Why it's a mistake: Ranking, by its very nature, means imposing an order. If you leave out ORDER BY, the database engine cannot determine the correct sequence of rows to assign the rank. This typically results in an error, or, worse, inconsistent and arbitrary ranking results whenever the query is executed.

Incorrect (Missing ORDER BY):

-- This query is missing the crucial ordering instruction inside the OVER() clause.
SELECT
    ProductName,
    ROW_NUMBER() OVER (PARTITION BY Category) AS RNum 
FROM
    Products;

-- This next query is not missing the crucial ordering instruction inside the OVER() clause.

SELECT
    ProductName,
    Category,
    Price,
    -- Assigns a sequential, unique integer (1, 2, 3...) to each row
    -- The count resets for each new partition (Category).
    ROW_NUMBER() OVER (PARTITION BY Category ORDER BY Price DESC) AS RNum
FROM
    Products
ORDER BY
    Category, RNum;

5. SQL in Practice: E-commerce Inventory Management

This concept is vital in e-commerce. Imagine a manager needs to find the top 5 most-returned products per product category to prioritize inventory quality review. We must use RANK() here because if two products have the same high number of returns, they both deserve the same high priority for immediate review, and we don't want to skip one.

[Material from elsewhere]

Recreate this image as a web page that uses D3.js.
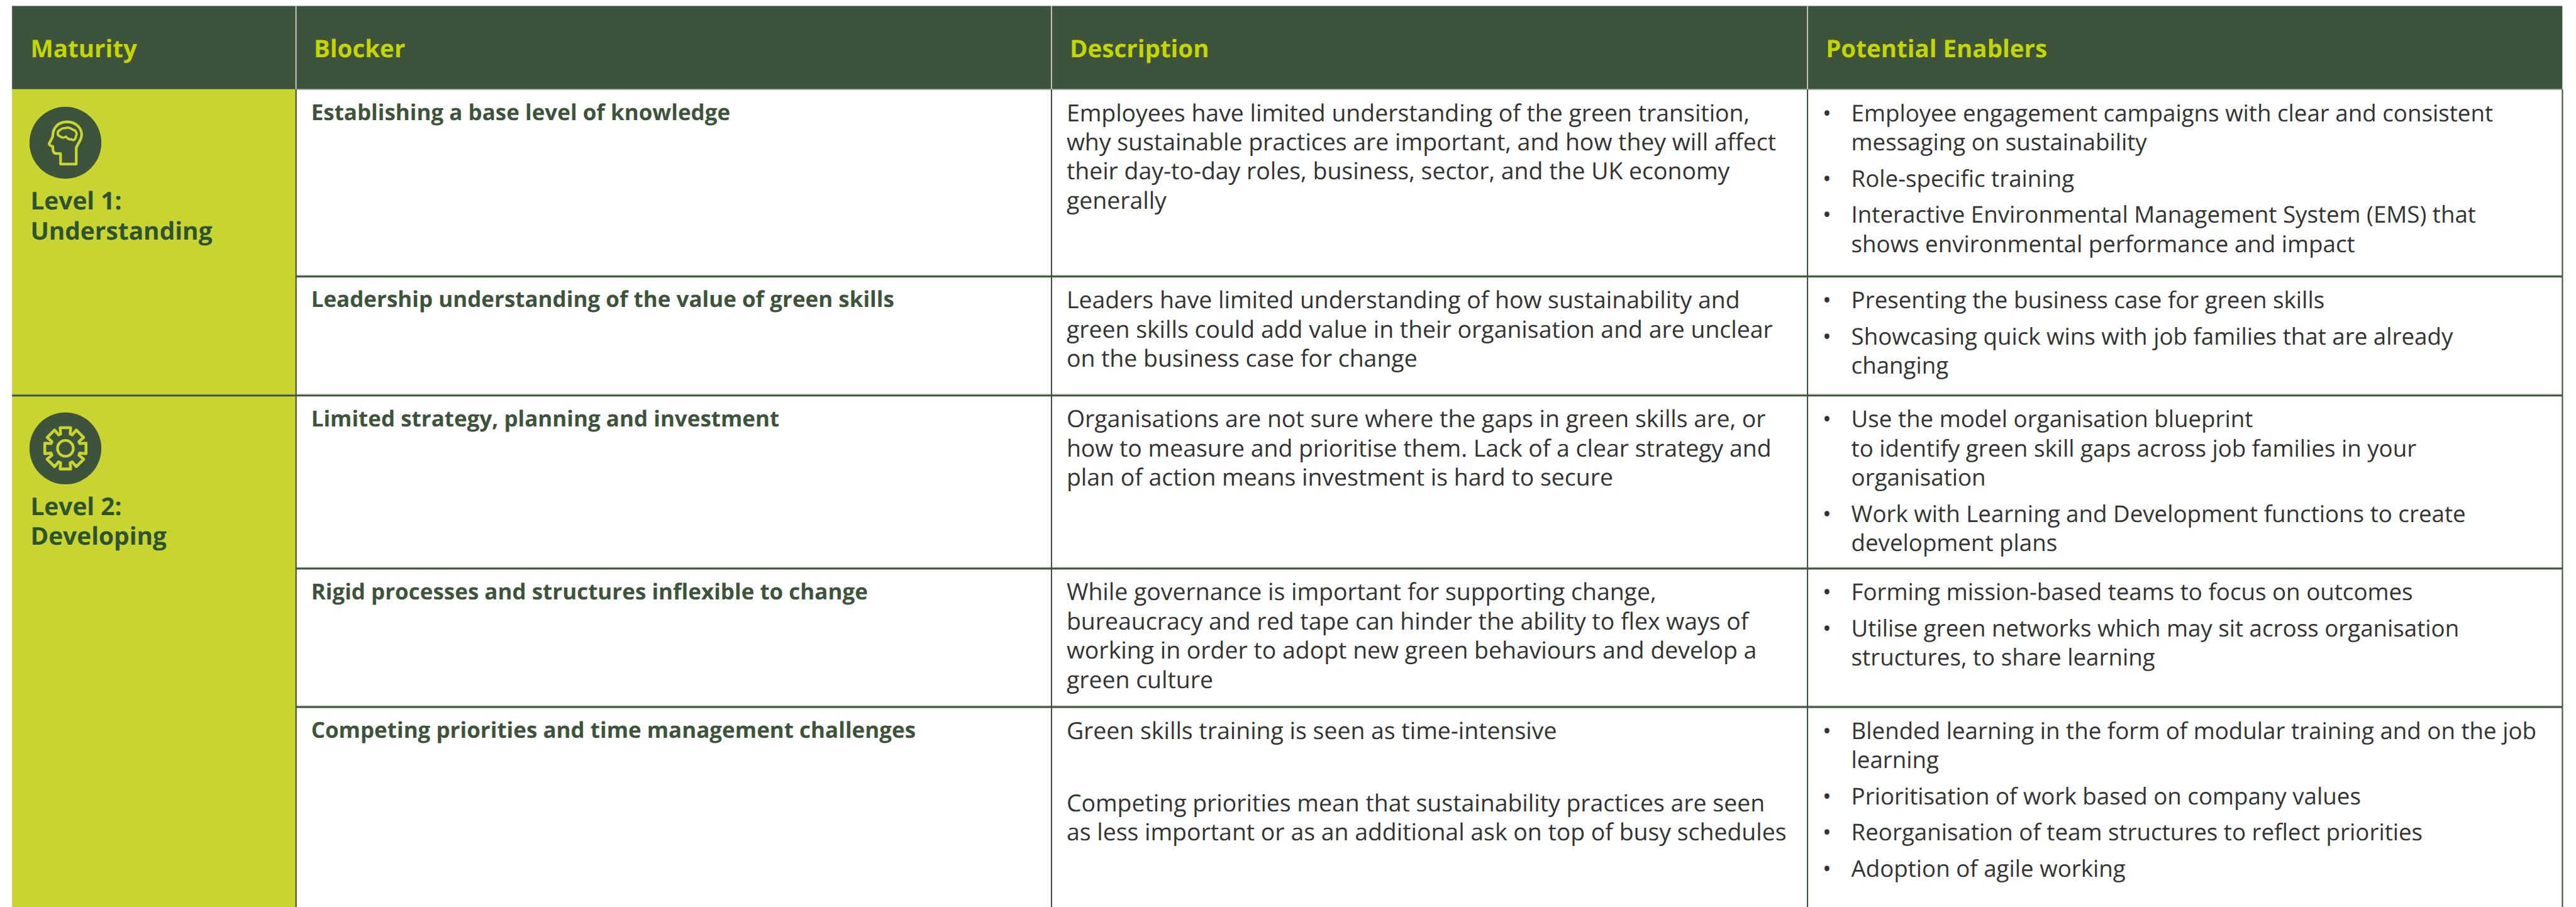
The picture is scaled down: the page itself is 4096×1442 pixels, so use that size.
<!DOCTYPE html>
<html><head><meta charset="utf-8">
<script src="https://cdn.jsdelivr.net/npm/d3@7/dist/d3.min.js"></script>
<style>html,body{margin:0;background:#fff;overflow:hidden}svg{display:block}text{font-family:"Open Sans";text-rendering:geometricPrecision}</style>
</head><body><svg id="c"></svg>
<script>
const headers=["Maturity","Blocker","Description","Potential Enablers"];
const levels=[{icon:"head",lines:["Level 1:","Understanding"],row:0},{icon:"gear",lines:["Level 2:","Developing"],row:2}];
const blockers=["Establishing a base level of knowledge","Leadership understanding of the value of green skills","Limited strategy, planning and investment","Rigid processes and structures inflexible to change","Competing priorities and time management challenges"];
const descriptions=[
[["Employees have limited understanding of the green transition,","why sustainable practices are important, and how they will affect","their day-to-day roles, business, sector, and the UK economy","generally"]],
[["Leaders have limited understanding of how sustainability and","green skills could add value in their organisation and are unclear","on the business case for change"]],
[["Organisations are not sure where the gaps in green skills are, or","how to measure and prioritise them. Lack of a clear strategy and","plan of action means investment is hard to secure"]],
[["While governance is important for supporting change,","bureaucracy and red tape can hinder the ability to flex ways of","working in order to adopt new green behaviours and develop a","green culture"]],
[["Green skills training is seen as time-intensive"],[""],["Competing priorities mean that sustainability practices are seen","as less important or as an additional ask on top of busy schedules"]]
];
const enablers=[
[["Employee engagement campaigns with clear and consistent","messaging on sustainability"],["Role-specific training"],["Interactive Environmental Management System (EMS) that","shows environmental performance and impact"]],
[["Presenting the business case for green skills"],["Showcasing quick wins with job families that are already","changing"]],
[["Use the model organisation blueprint","to identify green skill gaps across job families in your","organisation"],["Work with Learning and Development functions to create","development plans"]],
[["Forming mission-based teams to focus on outcomes"],["Utilise green networks which may sit across organisation","structures, to share learning"]],
[["Blended learning in the form of modular training and on the job","learning"],["Prioritisation of work based on company values"],["Reorganisation of team structures to reflect priorities"],["Adoption of agile working"]]
];
const W=4763,H=1677,L=22,R=4738,T=11,HB=165;
const colX=[22,547,1944,3342];
const rowTop=[165,511,731,1051,1307];
const DESC=43.5,ENAB=42.7,BOLD=40.7,HEAD=44.8,LEVEL=45.2,LH=54,GAP=13;
const GREEN="#3e533b",LIME="#c8d530",HTEXT="#c4d600",LTEXT="#2f5233",INK="#333333";
const svg=d3.select("#c").attr("width",4096).attr("height",1442).attr("viewBox",[0,0,W,H]);
const rect=(x,y,w,h,f)=>svg.append("rect").attr("x",x).attr("y",y).attr("width",w).attr("height",h).attr("fill",f);
rect(L,T,R-L,HB-T,GREEN);
rect(L,HB,colX[1]-L,H-HB,LIME);
const txt=(x,y,s,size,weight,fill)=>svg.append("text").attr("x",x).attr("y",y).attr("font-size",size).attr("font-weight",weight).attr("fill",fill).text(s);
// rules
rowTop.slice(1).forEach((y,i)=>{
  const x0=(y===731)?L:colX[1];
  rect(x0,y-2.5,R-x0,1.6,"#a9b4a6");
  rect(x0,y-1.2,R-x0,3.2,GREEN);
});
rect(colX[1],HB-0.5,R-colX[1],2,"#a9b4a6");
colX.slice(1).forEach(x=>{rect(x-1,HB,2.4,H-HB,GREEN);rect(x-0.8,T,1.8,HB-T,"#dfe4dc");});
rect(R-1,HB,2.4,H-HB,GREEN);
// headers
const headX=[56,580,1978,3376];
headers.forEach((h,i)=>txt(headX[i],106,h,HEAD,700,HTEXT));
// blockers & desc & enablers
blockers.forEach((b,i)=>{
  const t=rowTop[i];
  txt(575,t+57,b,BOLD,700,GREEN);
  let y=t+59;
  descriptions[i].forEach(p=>{p.forEach(l=>{if(l)txt(1972,y,l,DESC,400,INK);y+=LH;});y+=GAP;});
  y=t+59;
  enablers[i].forEach(p=>{txt(3370,y,"•",ENAB,400,INK);p.forEach(l=>{txt(3423,y,l,ENAB,400,INK);y+=LH;});y+=GAP;});
});
// levels
const icons={
 head:g=>{g.append("path").attr("d","M335 520 L335 462 L312 462 C296 462 292 448 292 432 L292 422 C284 420 272 416 272 408 C272 402 290 378 292 365 C292 320 320 286 372 286 C420 286 452 320 452 358 C452 385 428 410 422 430 L422 520 Z").attr("stroke-width",15);
  g.append("path").attr("d","M330 365 C315 360 315 335 335 330 C340 318 360 322 372 318 C385 315 395 325 405 330 C425 335 428 355 420 365 C420 385 405 392 395 382 C385 388 370 375 365 368 C355 375 340 375 330 365 Z").attr("stroke-width",13);},
 gear:g=>{
  const cx=362,cy=402,pts=[];const n=8,ro=118,ri=84,w=0.25,wr=0.32;
  for(let i=0;i<n;i++){const a=i*2*Math.PI/n-Math.PI/2;
   [[ri,-wr],[ro,-w],[ro,w],[ri,wr]].forEach(([r,d])=>pts.push([cx+r*Math.cos(a+d),cy+r*Math.sin(a+d)]));}
  g.append("path").attr("d",d3.line()(pts)+"Z").attr("stroke-width",16);
  g.append("circle").attr("cx",cx).attr("cy",cy).attr("r",44).attr("stroke-width",15);}
};
const iconCY=[264,829],lvlY=[[387,443],[952,1007]];
levels.forEach((l,i)=>{
  svg.append("circle").attr("cx",120.7).attr("cy",iconCY[i]).attr("r",66.5).attr("fill",GREEN);
  const g=svg.append("g").attr("transform",`translate(120.7,${iconCY[i]}) scale(${1/3}) translate(-362,-402)`).attr("fill","none").attr("stroke",LIME).attr("stroke-linejoin","round");
  icons[l.icon](g);
  l.lines.forEach((s,j)=>txt(56,lvlY[i][j],s,LEVEL,700,LTEXT));
});
</script></body></html>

-- Original query to find the top 5 products (based on return count) in each category.
SELECT
    p.ProductID,
    p.ProductName,
    r.ReturnCount,
    r.CategoryRank
FROM
    (
        SELECT
            pr.ProductID,
            p.Category, -- NOW JOINED FROM PRODUCTS TABLE
            COUNT(*) AS ReturnCount,
            -- Ranks products within their category based on return count
            RANK() OVER (PARTITION BY p.Category ORDER BY COUNT(*) DESC) AS CategoryRank
        FROM
            ProductReturns AS pr
        -- JOIN TO GET THE CATEGORY BEFORE GROUPING
        JOIN 
            Products AS p ON pr.ProductID = p.ProductID
        GROUP BY
            pr.ProductID, p.Category -- Grouping by the Category from the Products table
    ) AS r
JOIN
    Products AS p ON r.ProductID = p.ProductID -- Outer join is technically redundant now but harmless
WHERE
    r.CategoryRank <= 5
ORDER BY
    r.Category, r.CategoryRank;

6. SQL Resource:

When you're ready to move beyond the ranking functions to full analytical queries, these free resources offer advanced, hands-on practice for window functions (including LAG(), LEAD(), and frame clauses).

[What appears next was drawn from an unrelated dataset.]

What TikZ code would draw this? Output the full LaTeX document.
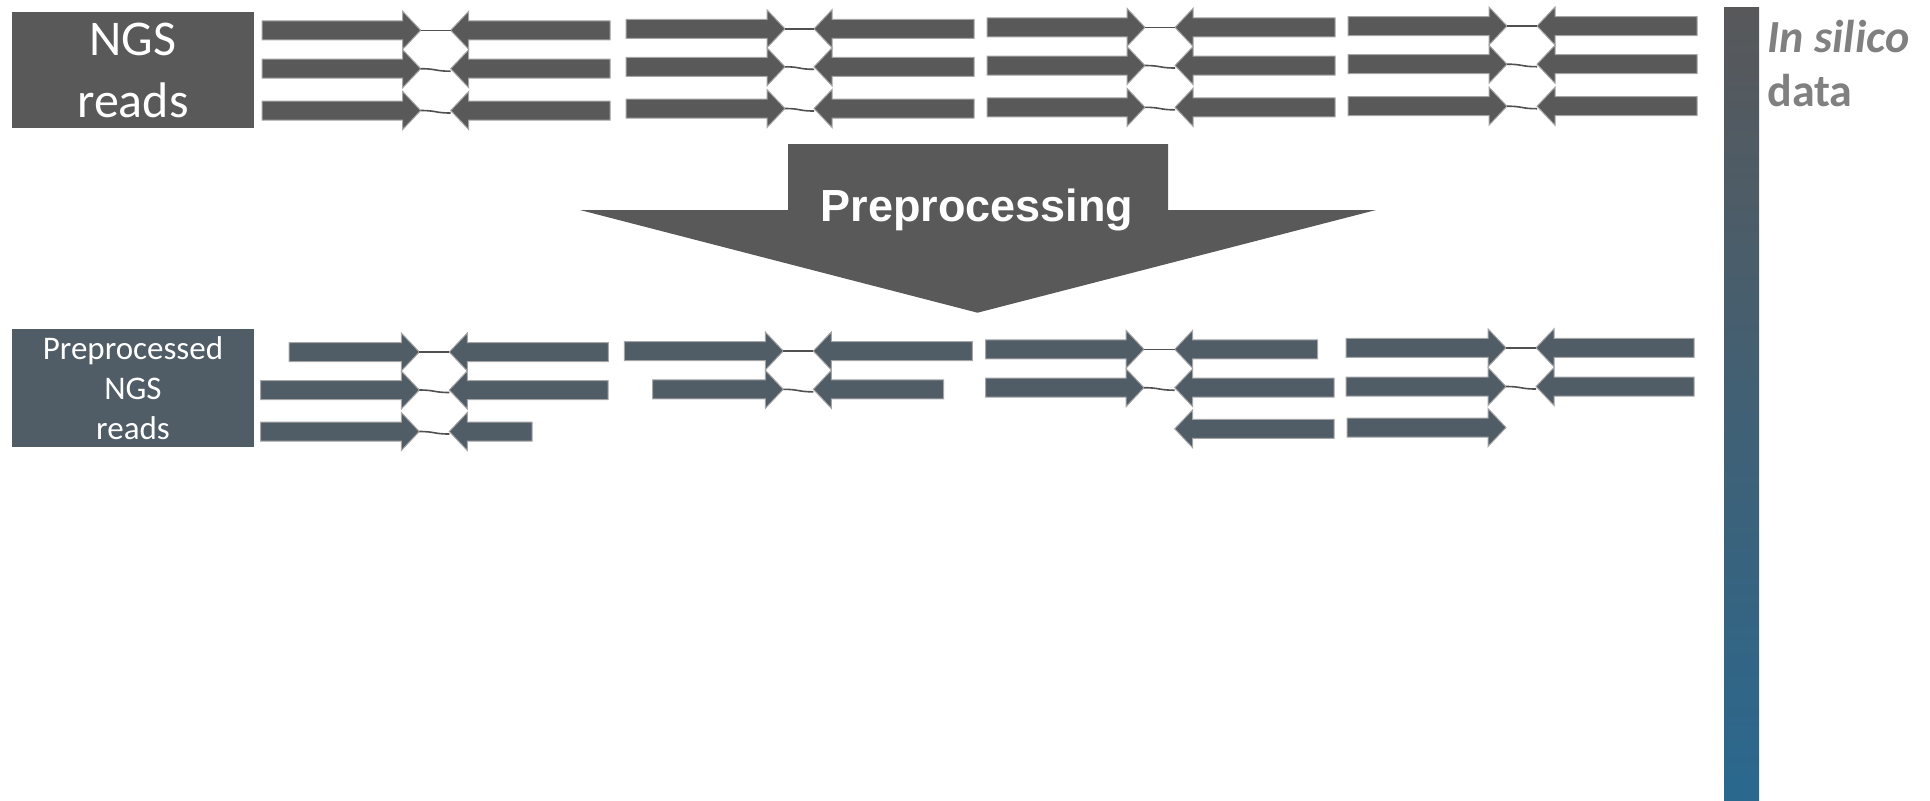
\documentclass[tikz,border=0pt]{standalone}
\usepackage{fontspec}
\setmainfont{Carlito}
\newfontfamily\headfont{Liberation Sans}
\usetikzlibrary{calc}

\definecolor{readgray}{RGB}{89,89,89}
\definecolor{readslate}{RGB}{80,92,102}
\definecolor{readedge}{RGB}{165,165,165}
\definecolor{linkgray}{RGB}{80,80,80}
\definecolor{sidegray}{RGB}{128,128,128}
\definecolor{bartop}{RGB}{88,88,90}
\definecolor{barmid}{RGB}{76,92,122}
\definecolor{barbot}{RGB}{42,104,142}

\tikzset{
  rawread/.style={fill=readgray, draw=readedge, line width=0.5pt},
  cleanread/.style={fill=readslate, draw=readedge, line width=0.5pt},
  pairlink/.style={draw=linkgray, line width=0.8pt},
  labelbox/.style={inner sep=0pt, text=white, align=center},
  sidetext/.style={anchor=base west, text=sidegray, inner sep=0pt,
    font=\fontsize{23pt}{28pt}\selectfont\bfseries},
}

% forward read: style, name of tip, shaft start x, tip x, centre y
\newcommand\fwdread[5]{%
  \path[#1] (#3,{#5-9.5}) -- ({#4-18},{#5-9.5}) -- ({#4-18},{#5-19})
    -- (#4,#5) -- ({#4-18},{#5+19}) -- ({#4-18},{#5+9.5})
    -- (#3,{#5+9.5}) -- cycle;
  \coordinate (#2) at (#4,#5);}
% reverse read: style, name of tip, tip x, shaft end x, centre y
\newcommand\revread[5]{%
  \path[#1] (#4,{#5-9.5}) -- ({#3+18},{#5-9.5}) -- ({#3+18},{#5-19})
    -- (#3,#5) -- ({#3+18},{#5+19}) -- ({#3+18},{#5+9.5})
    -- (#4,{#5+9.5}) -- cycle;
  \coordinate (#2) at (#3,#5);}
% links between the two reads of a pair
\newcommand\straightlink[2]{\draw[pairlink] (#1) -- (#2);}
\newcommand\wavylink[2]{\draw[pairlink] (#1) .. controls ($(#1)+(16,0)$)
  and ($(#2)+(-16,2.5)$) .. ($(#2)+(0,2.5)$);}

\begin{document}
\begin{tikzpicture}[x=0.5pt,y=-0.5pt]
\useasboundingbox (0,0) rectangle (1930,800);

% side bar
\shade[top color=bartop, middle color=barmid, bottom color=barbot]
  (1724,7) rectangle (1759,800);
\node[sidetext] (side1) at (1767,52) {\itshape In silico};
\node[sidetext] (side2) at (1767,106) {data};

% labels
\node[labelbox, fill=readgray, minimum width=121pt, minimum height=58pt,
  font=\fontsize{25pt}{31pt}\selectfont] (raw) at (133,70) {NGS\\reads};
\node[labelbox, fill=readslate, minimum width=121pt, minimum height=59pt,
  font=\fontsize{16.5pt}{20pt}\selectfont] (clean) at (133,388)
  {Preprocessed\\NGS\\reads};

% preprocessing arrow
\fill[readgray] (788,144) -- (1168,144) -- (1168,210) -- (1376,210)
  -- (977.5,312.7) -- (580,210) -- (788,210) -- cycle;
\node[anchor=base, text=white, inner sep=0pt,
  font=\headfont\fontsize{22.5pt}{27pt}\selectfont\bfseries] (prep)
  at (977,221) {Preprocessing};

% raw read pairs
\fwdread{rawread}{a11}{262}{420.7}{30.3}  \revread{rawread}{b11}{450.7}{610}{30.3}
\fwdread{rawread}{a12}{262}{420.7}{68.7}  \revread{rawread}{b12}{450.7}{610}{68.7}
\fwdread{rawread}{a13}{262}{420.7}{110.5} \revread{rawread}{b13}{450.7}{610}{110.5}
\fwdread{rawread}{a21}{626}{785}{28.8}    \revread{rawread}{b21}{814}{974}{28.8}
\fwdread{rawread}{a22}{626}{785}{66.8}    \revread{rawread}{b22}{814}{974}{66.8}
\fwdread{rawread}{a23}{626}{785}{108.5}   \revread{rawread}{b23}{814}{974}{108.5}
\fwdread{rawread}{a31}{987}{1145}{27.4}   \revread{rawread}{b31}{1175}{1335}{27.4}
\fwdread{rawread}{a32}{987}{1145}{65.5}   \revread{rawread}{b32}{1175}{1335}{65.5}
\fwdread{rawread}{a33}{987}{1145}{107.3}  \revread{rawread}{b33}{1175}{1335}{107.3}
\fwdread{rawread}{a41}{1348}{1507}{26}    \revread{rawread}{b41}{1537}{1697}{26}
\fwdread{rawread}{a42}{1348}{1507}{64.2}  \revread{rawread}{b42}{1537}{1697}{64.2}
\fwdread{rawread}{a43}{1348}{1507}{106.2} \revread{rawread}{b43}{1537}{1697}{106.2}
\straightlink{a11}{b11} \wavylink{a12}{b12} \wavylink{a13}{b13}
\straightlink{a21}{b21} \wavylink{a22}{b22} \wavylink{a23}{b23}
\straightlink{a31}{b31} \wavylink{a32}{b32} \wavylink{a33}{b33}
\straightlink{a41}{b41} \wavylink{a42}{b42} \wavylink{a43}{b43}

% preprocessed read pairs
\fwdread{cleanread}{c11}{289}{419.3}{352}   \revread{cleanread}{d11}{449.3}{608.3}{352}
\fwdread{cleanread}{c12}{260.7}{419.3}{390} \revread{cleanread}{d12}{449.3}{608}{390}
\fwdread{cleanread}{c13}{260.7}{419.3}{431.5} \revread{cleanread}{d13}{449.3}{532}{431.5}
\fwdread{cleanread}{c21}{624.3}{783.3}{351} \revread{cleanread}{d21}{813.3}{972.3}{351}
\fwdread{cleanread}{c22}{652.7}{783.3}{389.3} \revread{cleanread}{d22}{813.3}{943.7}{389.3}
\fwdread{cleanread}{c31}{985.7}{1144}{349.3} \revread{cleanread}{d31}{1174.7}{1317.7}{349.3}
\fwdread{cleanread}{c32}{985.7}{1144}{387.7} \revread{cleanread}{d32}{1174.7}{1334}{387.7}
\revread{cleanread}{d33}{1174.7}{1334}{428.8}
\fwdread{cleanread}{c41}{1346}{1506}{347.8} \revread{cleanread}{d41}{1536}{1694}{347.8}
\fwdread{cleanread}{c42}{1346}{1506}{386.5} \revread{cleanread}{d42}{1536}{1694}{386.5}
\fwdread{cleanread}{c43}{1347}{1506}{427.5}
\straightlink{c11}{d11} \wavylink{c12}{d12} \wavylink{c13}{d13}
\straightlink{c21}{d21} \wavylink{c22}{d22}
\straightlink{c31}{d31} \wavylink{c32}{d32}
\straightlink{c41}{d41} \wavylink{c42}{d42}
\end{tikzpicture}
\end{document}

  • Mode Analytics SQL Window Functions Tutorial: This is an industry-standard, definitive guide. It breaks down the syntax of the OVER() clause, clearly explains the difference between aggregate functions and window functions, and shows you how to use complex analytical functions like LAG and LEAD for time-series comparisons.

  • SQL Window Functions Quiz: This resource provides short, interactive quizzes focused solely on window functions (including the often-confused RANK, DENSE_RANK, and ROW_NUMBER). It's perfect for testing your comprehension and spotting where your knowledge needs reinforcement.

  • DataQuest SQL Window Functions Tutorial: This resource offers a structured, step-by-step interactive course. You can write and run code directly in their environment, allowing you to immediately practice PARTITION BY and ORDER BY to see how the results for RANK() and ROW_NUMBER() change in real-time.